Abstract

Deborah Dash Moore, the director of Judaic studies and professor of history at the University of Michigan, has collected most of the David Belin lectures on American Jewish identity politics delivered at the university between 1991 and 2004. Assimilation, individual self-examination, and pluralism emerge as competing themes that have since the 1970s fractured, but also strengthened American Jewish life. Moore's essay (1992) explains how during World War II provincial Jewish draftees acquired new understandings of America and of themselves as they encountered Protestant America in training camps. At war and later at college through the G.I. Bill, they pursued new vocations in new locales and asserted a new Jewish identity.

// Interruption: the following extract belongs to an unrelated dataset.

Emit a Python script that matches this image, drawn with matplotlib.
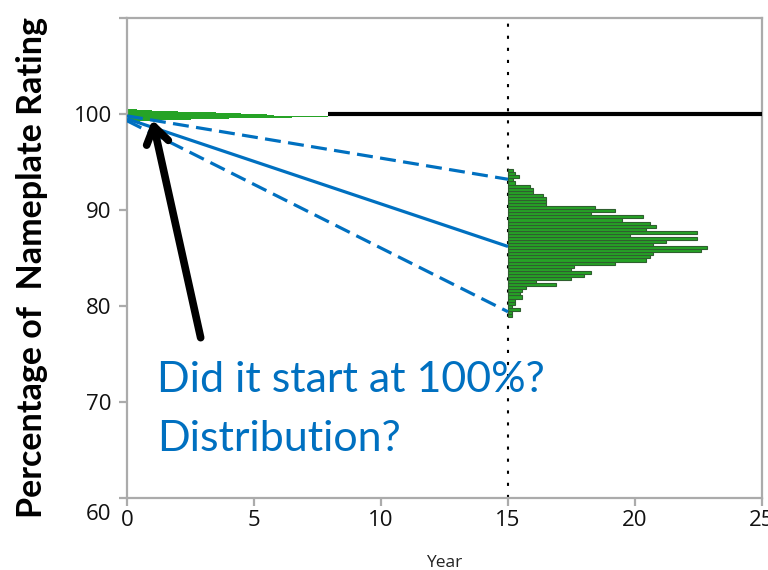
import matplotlib
matplotlib.use("Agg")
import matplotlib.pyplot as plt
import numpy as np
from matplotlib.transforms import ScaledTranslation

# ---- data -------------------------------------------------------------
x_ticks = [0, 5, 10, 15, 20, 25]
y_ticks = [60, 70, 80, 90, 100]

nameplate_level = 100
nameplate_start = 7.9
nameplate_end = 25

horizon_year = 15

# degradation trajectories: (start value, value at year 15)
mean_start, mean_end = 99.5, 86.2
upper_start, upper_end = 99.8, 93.2
lower_start, lower_end = 99.3, 79.4

# distribution of initial ratings around 100 (bin centre, bar length)
init_centres = [99.25, 99.35, 99.45, 99.55, 99.65, 99.75, 99.85, 99.95,
                100.05, 100.15, 100.25, 100.35, 100.45]
init_lengths = [0.5, 1.2, 2.5, 4.0, 6.5, 7.9, 5.8, 5.5,
                4.5, 3.5, 2.0, 1.0, 0.4]

# distribution of ratings at year 15 (bins from the bottom up)
hist15_start = 78.85
hist15_width = 0.321
hist15_lengths = [0.16, 0.16, 0.46, 0.16, 0.29, 0.29, 0.55, 0.46, 0.55, 0.72,
                  1.90, 1.12, 2.47, 2.99, 3.25, 2.47, 2.60, 4.20, 5.45, 5.58,
                  5.71, 7.59, 7.85, 5.71, 6.23, 7.45, 4.79, 7.45, 5.45, 5.84,
                  5.58, 4.49, 5.31, 3.28, 4.20, 3.41, 1.51, 1.51, 1.51, 1.38,
                  0.98, 0.98, 0.85, 0.29, 0.20, 0.42, 0.29, 0.20]

question_lines = ["Did it start at 100%?", "Distribution?"]

# ---- style --------------------------------------------------------------
BLUE = "#0070C0"
GREEN = "#26A326"
GREEN_EDGE = "#2f5f2f"
AXIS_GREY = "#ABABAB"

plt.rcParams["font.family"] = ["Open Sans", "DejaVu Sans"]

fig = plt.figure(figsize=(7.68, 5.70), dpi=100)
ax = fig.add_axes([127 / 768, 1 - 498 / 570, (762 - 127) / 768, (498 - 18) / 570])
ax.set_xlim(0, 25)
ax.set_ylim(60, 110)

# initial distribution near 100
ax.barh(init_centres, init_lengths, height=0.1, left=0, color=GREEN,
        edgecolor="none", zorder=2)

# distribution at year 15
centres15 = hist15_start + hist15_width * (np.arange(len(hist15_lengths)) + 0.5)
ax.barh(centres15, hist15_lengths, height=hist15_width, left=horizon_year,
        color=GREEN, edgecolor=GREEN_EDGE, linewidth=0.8, zorder=2)

# nameplate line
ax.plot([nameplate_start, nameplate_end], [nameplate_level, nameplate_level],
        color="black", lw=3, solid_capstyle="butt", zorder=3)

# degradation lines
ax.plot([0, horizon_year], [mean_start, mean_end], color=BLUE, lw=2.3,
        solid_capstyle="butt", zorder=4)
for s, e in [(upper_start, upper_end), (lower_start, lower_end)]:
    ax.plot([0, horizon_year], [s, e], color=BLUE, lw=2.3,
            dashes=(5, 2.3), zorder=4)

# vertical marker at year 15
ax.axvline(horizon_year, color="black", lw=1.5, dashes=(1.5, 4.3), zorder=1)

# arrow pointing at the start
ax.annotate("", xy=(1.0, 99.4), xytext=(2.9, 76.7),
            arrowprops=dict(arrowstyle="->,head_length=0.6,head_width=0.4",
                            lw=5.5, color="black", mutation_scale=20,
                            shrinkA=0, shrinkB=0),
            zorder=5)

# question text
fig.text(157 / 768, 1 - 380 / 570, question_lines[0], color=BLUE,
         fontsize=31, family=["Lato", "DejaVu Sans"], va="center", ha="left")
fig.text(157 / 768, 1 - 439 / 570, question_lines[1], color=BLUE,
         fontsize=31, family=["Lato", "DejaVu Sans"], va="center", ha="left")

# axes styling
for side in ["left", "right", "top", "bottom"]:
    ax.spines[side].set_color(AXIS_GREY)
    ax.spines[side].set_linewidth(1.6)

ax.set_xticks(x_ticks)
ax.set_xticklabels([str(v) for v in x_ticks])
ax.set_yticks(y_ticks + [110])
ax.set_yticklabels([str(v) for v in y_ticks] + [""])
ax.tick_params(axis="both", which="major", color=AXIS_GREY, width=1.6,
               length=6, labelsize=16, labelcolor="#111111")
ax.tick_params(axis="x", pad=3)
ax.tick_params(axis="y", pad=5)

# the bottom y label sits below the x axis
lbl60 = ax.get_yticklabels()[0]
lbl60.set_transform(lbl60.get_transform() +
                    ScaledTranslation(0, -10 / 72, fig.dpi_scale_trans))

ax.set_xlabel("Year", fontsize=12.5, color="#222222", labelpad=17)
fig.text(32 / 768, 1 - 268 / 570, "Percentage of  Nameplate Rating",
         rotation=90, fontsize=24.5, fontweight="bold",
         family=["Lato", "DejaVu Sans"], va="center", ha="center")

fig.savefig("out.png", dpi=100)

Alvin H. Rosenfeld (1995) examines how, when memorializing World War II's central event for Jews—the Holocaust—American Jews have expressed American values through popular culture both to encourage thought and to invoke the victimhood of identity politics. The Holocaust Memorial Museum in Washington and the film Schindler's List (1993) deepen understanding, while the Museum of Tolerance in Los Angeles and Judy Chicago's art subordinate the Holocaust to lesser considerations. Hasia R. Diner's essay (2004) questions the assertion that American Jews, until the shock of the Six Day War in 1967, subordinated memory of the Holocaust to other issues. Her use of Yiddish-language materials and institutional records demonstrates continuous memorializing, but does not directly address crucial issues raised by other scholars.